Кроме того, я вовсе не думаю, что мода на виртуальность — это мода на дематериализацию. Напротив, я думаю, компьютерные технологии открывают возможности материализации нематериального. Наших чувств, эмоций, настроений. Теперь, скажем, мы можем сидеть в радости – как в кресле. Лежать в легкой грусти. Купаться в счастье. Когда я говорю о мягкости вещей, то я именно это имею в виду – возможность овеществить нечто мягкое, текучее, некий психологический мотив, переживания. В конце концов, именно это делает человека неповторимым, уникальным.
Вы живете сегодня не в Италии, а в Нью-Йорке.
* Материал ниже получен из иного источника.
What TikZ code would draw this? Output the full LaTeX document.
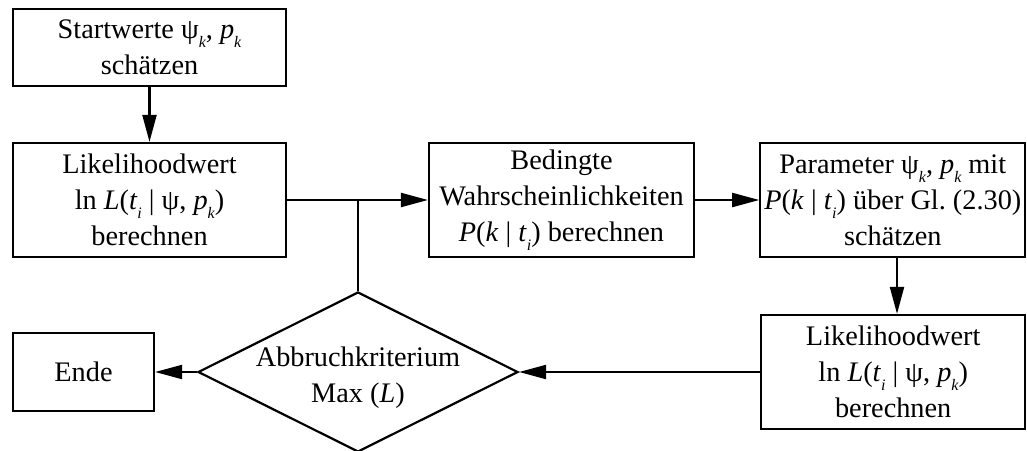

Наш номер журнала посвящен конкурсу на новый WTC. Вы можете как-то прокомментировать этот конкурс?
Вы собираетесь писать об этом конкурсе? Ничего себе! Вы знаете, я, наверное, плохой комментатор. Дело в том, что я сам только что, прямо перед тем, как ехать в Москву, сделал свой проект восстановления, и он мне нравится больше всего. Я все оцениваю исходя из него, а это очень субъективная оценка.
А какой проект?
Очень простой. Два здания «близнецов» восстанавливаются, а между ними в воздухе висит огромное сердце. Знаете, есть такой слоган «Я люблю Нью-Йорк», когда пишется «я», «N-Y», а между ними знак сердца. Очень популярный, кажется, его даже в Москве стали копировать. Ну вот, я этим сердцем и соединяю здания. И в нем располагается мемориальная зона, все то, что необходимо для памяти, а сами здания функционируют в том же режиме, в каком они жили до 11 сентября.
И как с точки зрения этого проекта выглядят все остальные?
Мне кажется, они слишком сложные. Слишком ориентированные на профессиональную оценку. Как бы это объяснить? Ну, вы понимаете, скажем, есть Ричард Роджерс. Это гениальная архитектура. Есть его ученики, Фостер и остальные. Это вроде бы похоже, но это совсем другое. В архитектуре всегда так — сначала появляется очень сильная идея, она всем понятна, и она всех завоевывает. А на следующем этапе возникают два направления, вырастающие из нее — академизм и маньеризм. Академисты блюдут чистоту идеи, маньеристы пытаются выразить себя, внося в нее тонкие нюансы. И то, и другое может оцениваться по-разному, высоко, низко — но только кругом посвященных. Остальные, те, для кого строится здание, вообще перестают понимать, в чем тут дело, что тут надо оценивать, какие тут изыски. Сегодня такая ситуация, что в архитектуре временно академисты и маньеристы контролируют ситуацию, и выясняют отношения внутри своего круга. Большая архитектура так не получается. Большая архитектура — это ответ на вызов времени, а не на взгляды коллег. Я думаю, что на месте разрушенного WTC должно появиться что-то очень простое и сильное, что-то понятное всем. Это я и пытался сделать.